There's still work to be done between schools and Māori families to strengthen the relationship between the two, according to a report by the Office of the Auditor-General.
The report is significant given the strength of that relationship is what will help lift Māori student achievement, according to Government.
Schools need to head back to the drawing board, according to former principal, MP Kelvin Davis.
“It's the little things such as shaking a person's hand, smiling, talking to families and inviting them into the staff room for a cup of tea. Those sorts of things,” says Davis.
According to the figures, 60% of families believe they have a good relationship with their schools. However, 90% of schools believe the same. A stark difference of 30%.
The Office of the Auditor-General is cautioning schools not to become complacent. But the Minister says the fault doesn't lie with the schools.
Hekia Parata says, “They've told me that, despite their efforts, family engagement is proving difficult. So I'm calling on families, sub-tribes and tribes, to engage with schools.”
According to the report, a number of schools do not have policy on how to strengthen their relationship with Māori families.
50% say yes, they do have such a policy. While 44% say no.
Pita Paraone says, “If they don't want to create such a policy then we are wasting our time discussing this issue.”
The Māori students were asked whether they thought their teacher valued their Māori heritage. 70% said yes, 30% said no.
Davis says, “That sounds about right.
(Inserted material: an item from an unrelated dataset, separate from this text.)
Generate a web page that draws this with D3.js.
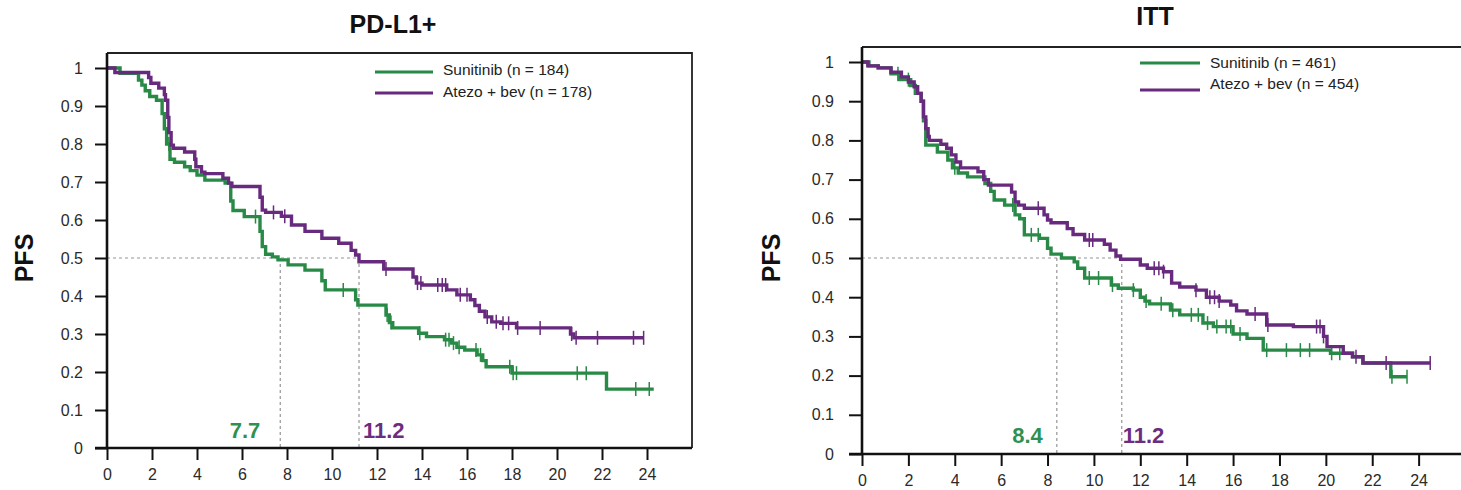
<!DOCTYPE html>
<html><head><meta charset="utf-8">
<script src="https://cdn.jsdelivr.net/npm/d3@7"></script>
<style>
html,body{margin:0;padding:0;background:#fff;}
svg{display:block;font-family:"Liberation Sans",Arial,Helvetica,sans-serif;}
</style></head><body>
<svg id="chart" width="1461" height="490"></svg>
<script>
// ---- Kaplan–Meier step data: [months, PFS probability] ----
const pdl1Sunitinib = [[0,1],[0.58,0.986],[1.4,0.968],[1.55,0.955],[1.7,0.94],[1.9,0.925],[2.2,0.915],[2.45,0.88],[2.55,0.84],[2.65,0.8],[2.8,0.76],[3.0,0.752],[3.45,0.74],[3.7,0.73],[4.0,0.718],[4.35,0.705],[5.25,0.697],[5.5,0.65],[5.6,0.625],[6.1,0.609],[6.8,0.57],[6.9,0.53],[7.05,0.51],[7.35,0.503],[7.6,0.495],[8.05,0.482],[8.8,0.468],[9.55,0.44],[9.7,0.416],[11.05,0.39],[11.15,0.376],[12.4,0.35],[12.55,0.33],[12.7,0.316],[13.85,0.302],[14.2,0.293],[15.0,0.285],[15.3,0.276],[15.55,0.265],[15.9,0.258],[16.45,0.245],[16.7,0.23],[16.85,0.214],[18.0,0.197],[22.2,0.155]];
const pdl1SunitinibEnd = 24.3;
const pdl1SunitinibCensor = [2.75,6.6,10.5,12.45,12.62,13.9,15.05,15.2,15.4,15.65,16.4,16.6,17.9,18.05,18.2,20.9,21.3,23.5,24.1];

const pdl1Atezo = [[0,1],[0.35,0.988],[1.85,0.975],[1.95,0.96],[2.3,0.947],[2.55,0.93],[2.6,0.915],[2.7,0.87],[2.75,0.83],[2.85,0.797],[2.95,0.789],[3.45,0.779],[3.9,0.76],[3.95,0.74],[4.2,0.726],[4.35,0.722],[5.15,0.71],[5.4,0.697],[5.55,0.688],[6.8,0.66],[6.9,0.626],[7.05,0.62],[7.75,0.61],[8.2,0.587],[8.8,0.57],[9.55,0.552],[10.3,0.539],[10.85,0.52],[11.05,0.508],[11.2,0.49],[12.3,0.471],[13.6,0.45],[13.75,0.434],[14.0,0.429],[15.1,0.416],[15.55,0.403],[16.15,0.39],[16.35,0.375],[16.55,0.36],[16.8,0.345],[17.1,0.332],[17.5,0.328],[18.2,0.316],[20.6,0.3],[20.75,0.29]];
const pdl1AtezoEnd = 23.85;
const pdl1AtezoCensor = [7.4,7.9,12.4,13.8,13.95,14.7,14.9,15.05,15.7,16.0,16.9,17.3,17.6,17.85,18.25,19.25,20.65,20.85,21.8,23.4,23.85];

const ittSunitinib = [[0,1],[0.3,0.99],[0.7,0.985],[1.25,0.97],[1.6,0.955],[2.1,0.94],[2.3,0.92],[2.55,0.9],[2.65,0.85],[2.75,0.788],[3.25,0.77],[3.7,0.75],[3.9,0.73],[4.15,0.717],[4.55,0.707],[5.3,0.69],[5.55,0.67],[5.7,0.648],[6.15,0.635],[6.6,0.61],[6.8,0.6],[7.0,0.559],[7.65,0.55],[8.0,0.525],[8.15,0.51],[8.6,0.5],[9.15,0.49],[9.3,0.474],[9.6,0.449],[10.75,0.431],[11.05,0.423],[11.7,0.418],[12.0,0.4],[12.2,0.39],[12.4,0.383],[13.3,0.367],[13.7,0.355],[14.7,0.334],[15.15,0.325],[16.0,0.306],[16.6,0.295],[17.3,0.265],[20.2,0.257],[21.15,0.248],[21.6,0.232],[22.8,0.197]];
const ittSunitinibEnd = 23.5;
const ittSunitinibCensor = [1.55,2.0,4.0,6.5,7.3,7.6,9.8,10.2,10.8,11.7,12.25,12.9,13.4,14.2,14.5,14.9,15.3,15.7,15.9,16.3,17.45,18.3,18.9,19.3,20.25,20.6,22.85,23.5];

const ittAtezo = [[0,1],[0.25,0.99],[0.7,0.985],[1.25,0.974],[1.7,0.962],[2.0,0.949],[2.25,0.937],[2.4,0.92],[2.55,0.9],[2.65,0.86],[2.75,0.83],[2.85,0.81],[2.9,0.8],[3.4,0.79],[3.65,0.78],[3.85,0.763],[4.05,0.745],[4.25,0.73],[5.0,0.72],[5.25,0.7],[5.45,0.686],[6.45,0.668],[6.6,0.643],[6.75,0.635],[7.0,0.627],[7.85,0.61],[8.0,0.597],[8.15,0.59],[8.85,0.575],[9.1,0.56],[9.6,0.546],[10.45,0.535],[10.7,0.52],[10.95,0.505],[11.15,0.497],[12.0,0.482],[12.3,0.474],[13.0,0.465],[13.35,0.436],[13.7,0.426],[14.4,0.418],[14.85,0.4],[15.4,0.39],[15.9,0.38],[16.15,0.365],[16.6,0.357],[17.45,0.329],[18.6,0.325],[19.9,0.3],[20.05,0.274],[20.75,0.257],[21.15,0.248],[21.6,0.232]];
const ittAtezoEnd = 24.5;
const ittAtezoCensor = [7.6,9.8,9.95,12.6,12.8,13.0,14.4,15.0,15.2,15.4,16.95,17.5,19.6,19.75,19.9,21.3,22.6,24.5];

// ---- axis ticks and labels ----
const xTickValues = [0,2,4,6,8,10,12,14,16,18,20,22,24];
const yTickValues = [0,0.1,0.2,0.3,0.4,0.5,0.6,0.7,0.8,0.9,1];
const yTickLabels = ["0","0.1","0.2","0.3","0.4","0.5","0.6","0.7","0.8","0.9","1"];

const seriesNames = ["Sunitinib", "Atezo + bev"];
const pdl1Counts = [184, 178];
const ittCounts = [461, 454];
const pdl1Medians = [7.7, 11.2];
const ittMedians = [8.4, 11.2];
const panelTitles = ["PD-L1+", "ITT"];

const GREEN = "#288a46";
const PURPLE = "#682a7e";
const GREEN_TXT = "#2f9150";
const PURPLE_TXT = "#6c2d80";

const svg = d3.select("#chart");

function survivalAt(steps, t) {
  let v = steps[0][1];
  for (const [tt, s] of steps) { if (tt <= t) v = s; else break; }
  return v;
}

function drawPanel(cfg) {
  const g = svg.append("g");
  const x = d3.scaleLinear().domain([0, 26]).range([cfg.left, cfg.right]);
  const y = d3.scaleLinear().domain([0, 1]).range([cfg.bottom, cfg.top]);

  // title
  g.append("text").attr("x", cfg.titleX).attr("y", cfg.titleY)
    .attr("text-anchor", "middle").attr("font-weight", "bold")
    .attr("font-size", 25).attr("fill", "#111").text(cfg.title);

  // y-axis title
  g.append("text")
    .attr("transform", `translate(${cfg.ylabX},${y(0.5)}) rotate(-90)`)
    .attr("text-anchor", "middle").attr("font-weight", "bold")
    .attr("font-size", 25).attr("fill", "#111").text("PFS");

  // frame (top and right)
  g.append("path")
    .attr("d", `M${cfg.left},${cfg.frameTop}H${cfg.right}V${cfg.bottom}`)
    .attr("fill", "none").attr("stroke", "#222").attr("stroke-width", 1.8);

  // median reference lines
  const ref = g.append("g").attr("stroke", "#959595").attr("stroke-width", 1.2)
    .attr("stroke-dasharray", "3,3");
  ref.append("line").attr("x1", x(0)).attr("x2", x(cfg.medians[1]))
    .attr("y1", y(0.5)).attr("y2", y(0.5));
  cfg.medians.forEach(m => {
    ref.append("line").attr("x1", x(m)).attr("x2", x(m))
      .attr("y1", y(0.5)).attr("y2", y(0));
  });

  // KM curves
  const line = d3.line().x(d => x(d[0])).y(d => y(d[1])).curve(d3.curveStepAfter);
  cfg.series.forEach(s => {
    const pts = s.steps.concat([[s.end, s.steps[s.steps.length - 1][1]]]);
    g.append("path").datum(pts).attr("d", line)
      .attr("fill", "none").attr("stroke", s.color).attr("stroke-width", 3.4)
      .attr("stroke-linejoin", "miter");
    g.append("g").selectAll("line").data(s.censor).join("line")
      .attr("x1", d => x(d)).attr("x2", d => x(d))
      .attr("y1", d => y(survivalAt(s.steps, d)) - 7)
      .attr("y2", d => y(survivalAt(s.steps, d)) + 7)
      .attr("stroke", s.color).attr("stroke-width", 1.5);
  });

  // median labels
  g.append("text").attr("x", x(cfg.medians[0]) + cfg.medOff[0]).attr("y", cfg.medLabelY)
    .attr("text-anchor", "end").attr("font-weight", "bold").attr("font-size", 22)
    .attr("fill", GREEN_TXT).text(String(cfg.medians[0]));
  g.append("text").attr("x", x(cfg.medians[1]) + cfg.medOff[1]).attr("y", cfg.medLabelY)
    .attr("text-anchor", "start").attr("font-weight", "bold").attr("font-size", 22)
    .attr("fill", PURPLE_TXT).text(String(cfg.medians[1]));

  // axes
  const ax = g.append("g").attr("transform", `translate(0,${cfg.bottom})`)
    .call(d3.axisBottom(x).tickValues(xTickValues).tickSize(12).tickPadding(9).tickSizeOuter(0));
  const ay = g.append("g").attr("transform", `translate(${cfg.left},0)`)
    .call(d3.axisLeft(y).tickValues(yTickValues).tickFormat((d, i) => yTickLabels[i])
      .tickSize(cfg.yTick).tickPadding(cfg.yPad).tickSizeOuter(0));
  [ax, ay].forEach(a => {
    a.select(".domain").attr("stroke", "#111").attr("stroke-width", 2.6);
    a.selectAll(".tick line").attr("stroke", "#111").attr("stroke-width", 2);
    a.selectAll(".tick text").attr("font-size", 16).attr("fill", "#2a2a2a")
      .attr("font-family", "'Liberation Sans',Arial,sans-serif");
  });
  ay.select(".domain").attr("d", `M0,${cfg.bottom}V${cfg.frameTop}`);
  ax.select(".domain").attr("d", `M${cfg.left - cfg.yTick},0H${cfg.right}`);

  // legend
  const lg = g.append("g");
  cfg.series.forEach((s, i) => {
    lg.append("line").attr("x1", cfg.legX).attr("x2", cfg.legX + cfg.legLen)
      .attr("y1", cfg.legLineY[i]).attr("y2", cfg.legLineY[i])
      .attr("stroke", s.color).attr("stroke-width", 3);
    lg.append("text").attr("x", cfg.legTextX).attr("y", cfg.legTextY[i])
      .attr("font-size", 15.5).attr("fill", "#222")
      .text(`${seriesNames[i]} (n = ${cfg.counts[i]})`);
  });
}

drawPanel({
  title: panelTitles[0], titleX: 393, titleY: 33,
  left: 107, right: 692, top: 68, bottom: 448, frameTop: 53,
  ylabX: 33, yTick: 12, yPad: 12,
  medians: pdl1Medians, medOff: [-20, 4], medLabelY: 438,
  counts: pdl1Counts,
  legX: 375, legLen: 58, legLineY: [72, 93], legTextX: 443, legTextY: [75, 97],
  series: [
    { steps: pdl1Sunitinib, end: pdl1SunitinibEnd, censor: pdl1SunitinibCensor, color: GREEN },
    { steps: pdl1Atezo, end: pdl1AtezoEnd, censor: pdl1AtezoCensor, color: PURPLE }
  ]
});

drawPanel({
  title: panelTitles[1], titleX: 1155, titleY: 25,
  left: 862, right: 1465, top: 62, bottom: 454, frameTop: 47,
  ylabX: 780, yTick: 13, yPad: 15,
  medians: ittMedians, medOff: [-14, 1], medLabelY: 443,
  counts: ittCounts,
  legX: 1140, legLen: 60, legLineY: [63, 90], legTextX: 1210, legTextY: [68, 89],
  series: [
    { steps: ittSunitinib, end: ittSunitinibEnd, censor: ittSunitinibCensor, color: GREEN },
    { steps: ittAtezo, end: ittAtezoEnd, censor: ittAtezoCensor, color: PURPLE }
  ]
});
</script></body></html>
Most of our teachers are non-Māori, many of them have no knowledge of things Māori and therefore aren't interested.”
Parata says, “In terms of Māori students, this is New Zealand, they should know who these kids are, where they come from, and what sort of culture they have.”
The next step for the Office of the Auditor-General is to look into the resources allocated to the education sector and whether it's benefiting Māori.